On MS Windows you may prefer:

python -m pip install electrotechnics -U

Once installed, run the example in a Python script or console:

from electrotechnics.examples import example1

Requirements

  • Python 3.8+
  • numpy
  • matplotlib (only required for the example plotting)
  • pandas (for report generation)
  • openpyxl (for Excel export)

Install the required packages (recommended in a virtual environment):

python -m pip install numpy matplotlib pandas openpyxl

Usage

Run the provided example (from the repository root). The example script is inside the src package, so run it on Linux with PYTHONPATH set to src.

env PYTHONPATH=src python -m electrotechnics.examples.example1

This will print the Thevenin impedance at a reference frequency and open two plots (magnitude and phase vs frequency).

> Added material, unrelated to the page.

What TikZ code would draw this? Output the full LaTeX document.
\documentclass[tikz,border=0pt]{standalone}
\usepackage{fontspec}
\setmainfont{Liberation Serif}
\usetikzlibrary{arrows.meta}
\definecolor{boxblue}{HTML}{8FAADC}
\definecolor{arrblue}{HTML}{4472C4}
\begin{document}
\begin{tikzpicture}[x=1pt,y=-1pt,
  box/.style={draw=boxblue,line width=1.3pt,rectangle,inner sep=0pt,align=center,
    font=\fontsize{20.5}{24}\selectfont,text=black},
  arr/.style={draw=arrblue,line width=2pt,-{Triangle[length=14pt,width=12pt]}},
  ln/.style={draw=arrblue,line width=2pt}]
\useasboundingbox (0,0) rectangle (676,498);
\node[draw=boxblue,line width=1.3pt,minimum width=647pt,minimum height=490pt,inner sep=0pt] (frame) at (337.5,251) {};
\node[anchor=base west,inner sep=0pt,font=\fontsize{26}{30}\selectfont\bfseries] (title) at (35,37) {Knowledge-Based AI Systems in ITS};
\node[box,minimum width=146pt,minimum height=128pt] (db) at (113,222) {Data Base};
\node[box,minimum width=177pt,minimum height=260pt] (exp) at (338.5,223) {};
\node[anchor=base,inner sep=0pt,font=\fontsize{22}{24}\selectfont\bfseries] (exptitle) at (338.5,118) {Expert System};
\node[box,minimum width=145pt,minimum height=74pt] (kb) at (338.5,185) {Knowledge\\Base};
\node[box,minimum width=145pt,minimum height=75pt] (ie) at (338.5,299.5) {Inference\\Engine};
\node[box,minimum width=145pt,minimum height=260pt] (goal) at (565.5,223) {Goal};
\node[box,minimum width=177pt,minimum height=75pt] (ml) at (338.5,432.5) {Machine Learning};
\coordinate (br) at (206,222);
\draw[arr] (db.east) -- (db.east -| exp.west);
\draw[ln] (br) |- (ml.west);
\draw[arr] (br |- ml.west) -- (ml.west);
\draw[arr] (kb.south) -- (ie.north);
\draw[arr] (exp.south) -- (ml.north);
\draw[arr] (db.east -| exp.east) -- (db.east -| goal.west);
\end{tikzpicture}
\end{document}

You can also import the core functions in your code:

# Example 1: Thevenin impedance
from electrotechnics.circuit import z_th_circuit

# edges: list of (n1, n2, z) where z is complex impedance
edges = [(1, 0, 100.0), (1, 2, 1j*2*np.pi*1000*10e-3)]
Z = z_th_circuit(edges, a=1, b=0)

# Example 2: Full circuit solution with voltage and current sources
from electrotechnics.circuit import solve_circuit, report, export_report_to_excel

# Define circuit elements
edges = [
    (1, 0, 100),        # R1 = 100 Ω between nodes 1-0
    (1, 2, 50),         # R2 = 50 Ω between nodes 1-2
    (2, 0, 1j*100)      # XL = j100 Ω between nodes 2-0
]

# Add sources
voltage_sources = [(1, 0, 10+0j)]     # 10 V source between nodes 1-0
current_sources = [(2, 0, 0.1+0j)]    # 0.1 A source between nodes 2-0

# Solve circuit
solution = solve_circuit(edges, voltage_sources, current_sources, ground=0)

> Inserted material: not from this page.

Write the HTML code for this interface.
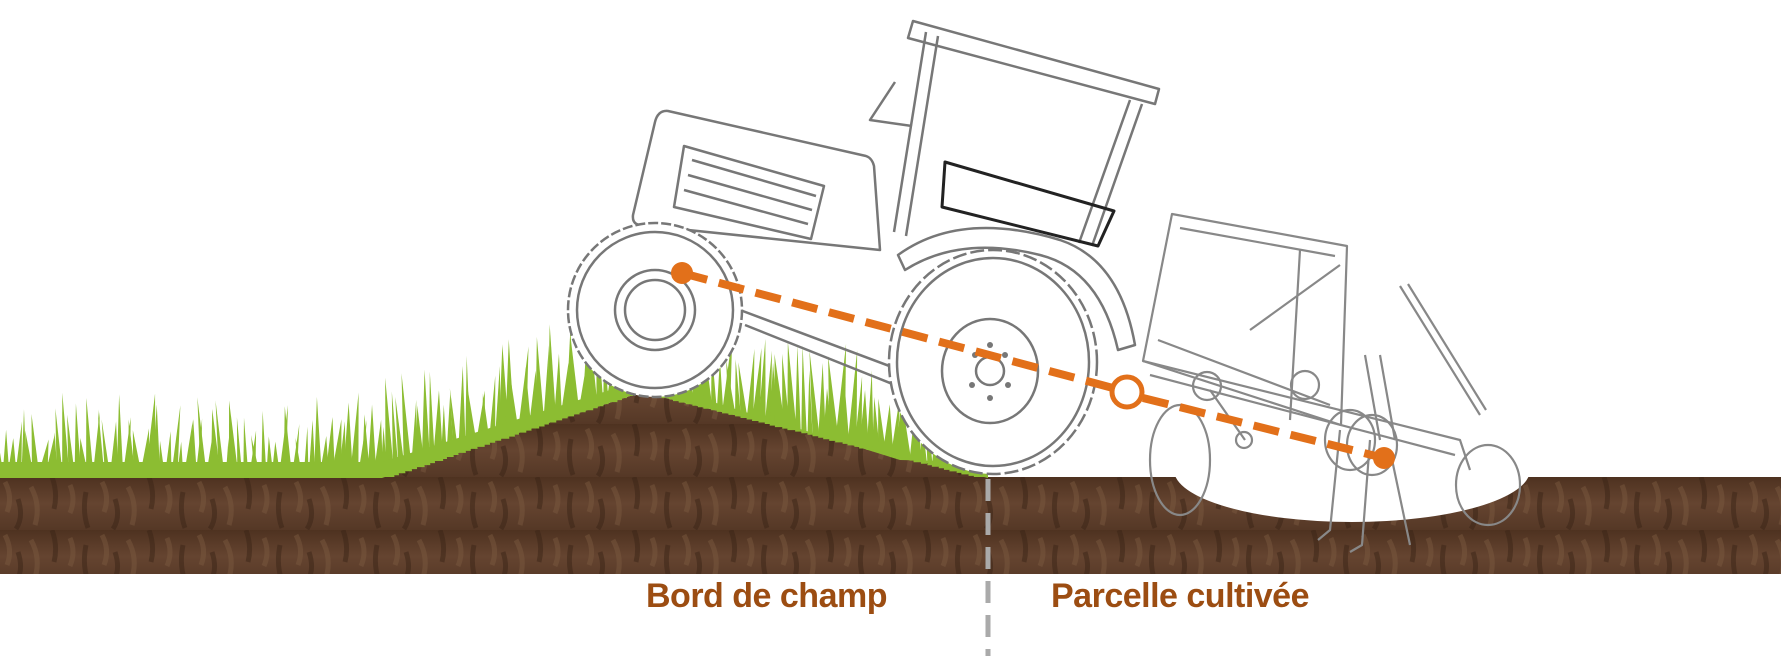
<!DOCTYPE html>
<html><head><meta charset="utf-8"><style>
html,body{margin:0;padding:0;background:#fff;}
#w{position:relative;width:1781px;height:658px;overflow:hidden;background:#fff;}
svg{position:absolute;left:0;top:0;}
.t{position:absolute;font-family:"Liberation Sans",sans-serif;font-weight:bold;font-size:34px;color:#9c4d12;top:577px;letter-spacing:-0.5px;}
</style></head><body><div id="w">
<svg width="1781" height="658" viewBox="0 0 1781 658">
<defs>
<linearGradient id="soil" x1="0" y1="0" x2="0" y2="1">
<stop offset="0" stop-color="#4e3220"/><stop offset="0.5" stop-color="#654430"/><stop offset="1" stop-color="#553826"/>
</linearGradient>
<pattern id="tex" width="97" height="53" patternUnits="userSpaceOnUse">
<rect width="97" height="53" fill="url(#soil)"/>
<path d="M5 5 q8 15 2 30 M31 10 q10 18 4 38 M70 8 q6 14 0 28" stroke="#7d5a40" stroke-width="5" fill="none" opacity="0.45"/>
<path d="M18 22 q6 18 -2 30 M52 0 q6 16 2 32 M86 15 q-4 20 2 36" stroke="#3a2416" stroke-width="5" fill="none" opacity="0.5"/>
</pattern>
<clipPath id="gclip"><polygon points="0,330 988,300 988,477 0,477"/></clipPath>
</defs>
<rect x="0" y="477" width="1781" height="97" fill="url(#tex)"/>
<polygon points="382,478 642,392 988,478" fill="url(#tex)"/>
<g id="grass" clip-path="url(#gclip)" fill="#8cbd32"></g>
<polygon points="0,462 382,462 642,380 642,392 382,478 0,478" fill="#8cbd32"/>
<polygon points="642,380 900,460 988,462 988,478 642,392" fill="#8cbd32"/>
<ellipse cx="1352" cy="470" rx="178" ry="52" fill="#fff"/>
<g fill="none" stroke="#777" stroke-width="2.5" stroke-linejoin="round">
<path d="M668 111 L866 156 Q872 158 874 166 L880 250 L640 225 Q632 224 633 215 L655 122 Q658 110 668 111Z" fill="#fff"/>
<path d="M684 146 L824 186 L811 239 L674 207Z"/>
<path d="M692 160 L816 196 M688 175 L812 210 M684 190 L808 224"/>
<path d="M913 21 L1159 89 L1155 104 L908 38Z" fill="#fff"/>
<path d="M926 32 L894 232 M938 36 L906 236 M1130 100 L1079 243 M1142 104 L1092 246"/>
<path d="M895 82 L870 120 L912 126" />
<path d="M945 162 L1114 211 L1098 246 L942 207Z" stroke="#222" stroke-width="3"/>
<path d="M898 255 Q960 210 1060 240 Q1120 260 1135 345 L1118 350 Q1100 270 1040 255 Q960 235 905 270Z" fill="#fff"/>
<path d="M740 310 L900 370 M745 325 L895 385"/>
<ellipse cx="993" cy="362" rx="104" ry="112" fill="#fff" stroke-dasharray="14 4"/>
<ellipse cx="993" cy="362" rx="96" ry="104"/>
<ellipse cx="990" cy="371" rx="48" ry="52"/>
<circle cx="990" cy="371" r="14"/>
<circle cx="655" cy="310" r="87" fill="#fff" stroke-dasharray="10 3"/>
<circle cx="655" cy="310" r="78"/>
<circle cx="655" cy="310" r="40"/>
<circle cx="655" cy="310" r="30"/>
</g>
<g fill="#777"><circle cx="975" cy="355" r="3"/><circle cx="1005" cy="355" r="3"/><circle cx="972" cy="385" r="3"/><circle cx="1008" cy="385" r="3"/><circle cx="990" cy="345" r="3"/><circle cx="990" cy="398" r="3"/></g>
<g fill="none" stroke="#888" stroke-width="2.2" stroke-linejoin="round">
<path d="M1172 214 L1347 246 L1341 425 L1143 361Z"/>
<path d="M1180 228 L1335 256 M1158 340 L1330 405"/>
<path d="M1250 330 L1340 265 M1300 250 L1290 420"/>
<path d="M1400 286 L1480 415 M1408 284 L1486 410"/>
<path d="M1143 361 L1460 440 L1470 470 M1150 375 L1455 455"/>
<path d="M1380 355 L1395 440 M1365 355 L1380 440"/>
<circle cx="1207" cy="386" r="14"/><circle cx="1305" cy="385" r="14"/><circle cx="1244" cy="440" r="8"/>
<ellipse cx="1180" cy="460" rx="30" ry="55"/>
<ellipse cx="1350" cy="440" rx="25" ry="30"/><ellipse cx="1372" cy="445" rx="25" ry="30"/>
<ellipse cx="1488" cy="485" rx="32" ry="40"/>
<path d="M1210 390 L1245 440 M1340 430 L1330 530 L1318 540 M1370 440 L1362 545 L1350 552"/>
<path d="M1390 450 L1410 545"/>
</g>
<line x1="682" y1="273" x2="1113" y2="388" stroke="#e2701a" stroke-width="8" stroke-dasharray="26 12"/>
<line x1="1143" y1="398" x2="1384" y2="458" stroke="#e2701a" stroke-width="8" stroke-dasharray="26 12"/>
<circle cx="682" cy="273" r="11" fill="#e2701a"/>
<circle cx="1384" cy="458" r="11" fill="#e2701a"/>
<circle cx="1127" cy="392" r="15" fill="#fff" stroke="#e2701a" stroke-width="5"/>
<line x1="988" y1="479" x2="988" y2="656" stroke="#aaa" stroke-width="5" stroke-dasharray="22 12"/>
</svg>
<div class="t" style="left:646px">Bord de champ</div>
<div class="t" style="left:1051px">Parcelle cultivée</div>
</div>
<script>
(function(){
var g=document.getElementById('grass'),s='',seed=7;
function r(){seed=(seed*9301+49297)%233280;return seed/233280;}
function base(x){if(x<382)return 470;if(x<642)return 470-(x-382)*88/260;return 382+(x-642)*88/346;}
for(var x=0;x<990;x+=6){
 var b=base(x),h=(x<382?28:40)+r()*50,w=5+r()*6,lean=(r()-0.5)*14;
 s+='<polygon points="'+(x-w/2)+','+(b+10)+' '+(x+lean)+','+(b-h)+' '+(x+w/2)+','+(b+10)+'"/>';
}
g.innerHTML=s;
})();
</script>
</body></html>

# Generate detailed report
report_data = report(edges, voltage_sources, current_sources, solution)

# Access results
node_voltages = solution['node_voltages']           # All node voltages
branch_currents = solution['branch_currents']       # Currents through passive branches
source_currents = solution['voltage_source_currents']  # Currents through voltage sources

# Export report to Excel
export_report_to_excel(report_data, 'circuit_solution.xlsx')

# Example 3: Create a phasor diagram
from electrotechnics.plotting import phasor_plot

# After solving the circuit with solve_circuit(), plot phasors:
plot_out = phasor_plot(
    solution,
    currents=[0, 1],          # Plot currents from branches 0 and 1
    voltages=[(1, 0), (2, 0)],  # Plot voltage differences
    voltage_sources=voltage_sources,
    current_sources=current_sources,
    reference=(1, 0),         # Use V1-0 as angle reference
    separate_scales=True,      # Independent scaling for V/I
    hide_axes=True,
    show_grid=False,
    title='Phasor diagram'
    )

License

This project is licensed under the MIT License — see the LICENSE file for details.